[STATED TASK] Starting at the first line of the listing below, retype each line up to and including the one that contains "const FONT = '18px". Leave pictures out.

[PROVIDED MATERIAL]
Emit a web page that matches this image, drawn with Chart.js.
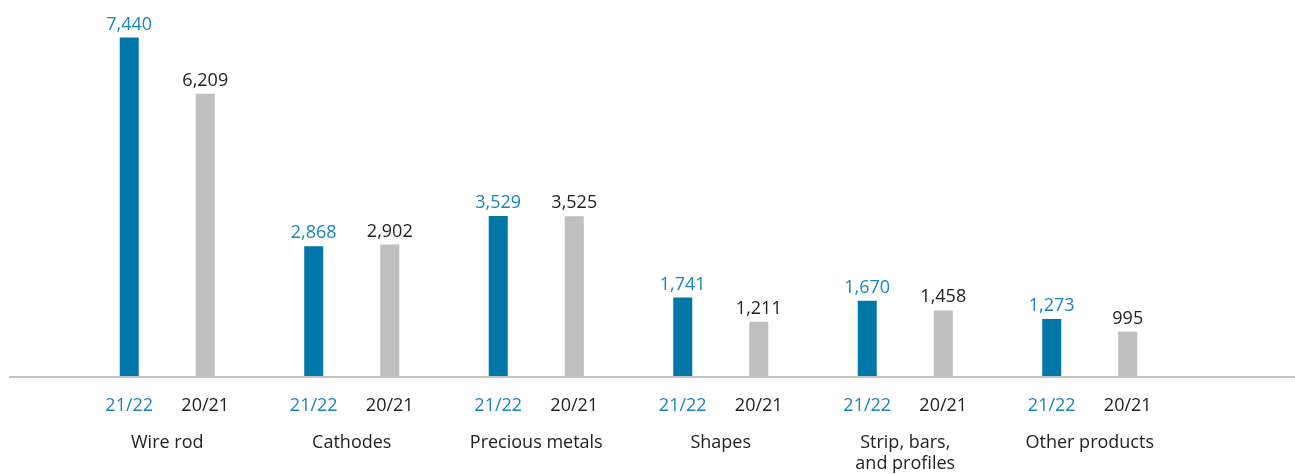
<!DOCTYPE html>
<html>
<head>
<meta charset="utf-8">
<script src="https://cdn.jsdelivr.net/npm/chart.js@4"></script>
<style>
  html, body { margin:0; padding:0; background:#fff; }
  #wrap { width:1295px; height:474px; position:relative; }
</style>
</head>
<body>
<div id="wrap"><canvas id="chart"></canvas></div>
<script>
// categories and values
const categories = [['Wire rod'], ['Cathodes'], ['Precious metals'], ['Shapes'], ['Strip, bars,', 'and profiles'], ['Other products']];
const seasons = ['21/22', '20/21'];
const values2122 = [7440, 2868, 3529, 1741, 1670, 1273];
const values2021 = [6209, 2902, 3525, 1211, 1458, 995];

const BLUE = '#0077a8';
const BLUE_TEXT = '#1a85b8';
const GREY = '#bfbfbf';
const DARK = '#222222';
const FONT = '18px "Open Sans", "Noto Sans", sans-serif';

// draws baseline, value labels, season labels and category names
const labelsPlugin = {
  id: 'labels',
  afterDatasetsDraw(chart) {
    const ctx = chart.ctx;
    const area = chart.chartArea;
    ctx.save();
    // baseline
    ctx.strokeStyle = '#c4c4c4';
    ctx.lineWidth = 2;
    ctx.beginPath();
    ctx.moveTo(9, area.bottom);
    ctx.lineTo(chart.width, area.bottom);
    ctx.stroke();

    ctx.font = FONT;
    ctx.textAlign = 'center';
    ctx.textBaseline = 'alphabetic';
    chart.data.datasets.forEach((ds, di) => {
      const meta = chart.getDatasetMeta(di);
      const color = di === 0 ? BLUE_TEXT : DARK;
      meta.data.forEach((bar, i) => {
        ctx.fillStyle = color;
        ctx.fillText(ds.data[i].toLocaleString('en-US'), bar.x, bar.y - 8);
        ctx.fillText(seasons[di], bar.x, area.bottom + 34);
      });
    });
    // category names
    const xs = chart.scales.x;
    ctx.fillStyle = DARK;
    categories.forEach((lines, i) => {
      const cx = xs.getPixelForValue(i);
      lines.forEach((t, li) => {
        ctx.fillText(t, cx, area.bottom + 71 + li * 21);
      });
    });
    ctx.restore();
  }
};

new Chart(document.getElementById('chart'), {
  type: 'bar',
  data: {
    labels: categories.map(c => c.join(' ')),
    datasets: [
      { label: seasons[0], data: values2122, backgroundColor: BLUE },
      { label: seasons[1], data: values2021, backgroundColor: GREY }
    ]
  },
  options: {
    responsive: true,
    maintainAspectRatio: false,
    animation: false,
    layout: { padding: { left: 75, right: 113, top: 12, bottom: 97 } },
    datasets: { bar: { categoryPercentage: 0.824, barPercentage: 0.25 } },
    plugins: { legend: { display: false }, tooltip: { enabled: false } },
    scales: {
      x: { display: false },
      y: { display: false, min: 0, max: 8000 }
    }
  },
  plugins: [labelsPlugin]
});
</script>
</body>
</html>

[TASK OUTPUT]
Emit a web page that matches this image, drawn with Chart.js.
<!DOCTYPE html>
<html>
<head>
<meta charset="utf-8">
<script src="https://cdn.jsdelivr.net/npm/chart.js@4"></script>
<style>
  html, body { margin:0; padding:0; background:#fff; }
  #wrap { width:1295px; height:474px; position:relative; }
</style>
</head>
<body>
<div id="wrap"><canvas id="chart"></canvas></div>
<script>
// categories and values
const categories = [['Wire rod'], ['Cathodes'], ['Precious metals'], ['Shapes'], ['Strip, bars,', 'and profiles'], ['Other products']];
const seasons = ['21/22', '20/21'];
const values2122 = [7440, 2868, 3529, 1741, 1670, 1273];
const values2021 = [6209, 2902, 3525, 1211, 1458, 995];

const BLUE = '#0077a8';
const BLUE_TEXT = '#1a85b8';
const GREY = '#bfbfbf';
const DARK = '#222222';
const FONT = '18px "Open Sans", "Noto Sans", sans-serif';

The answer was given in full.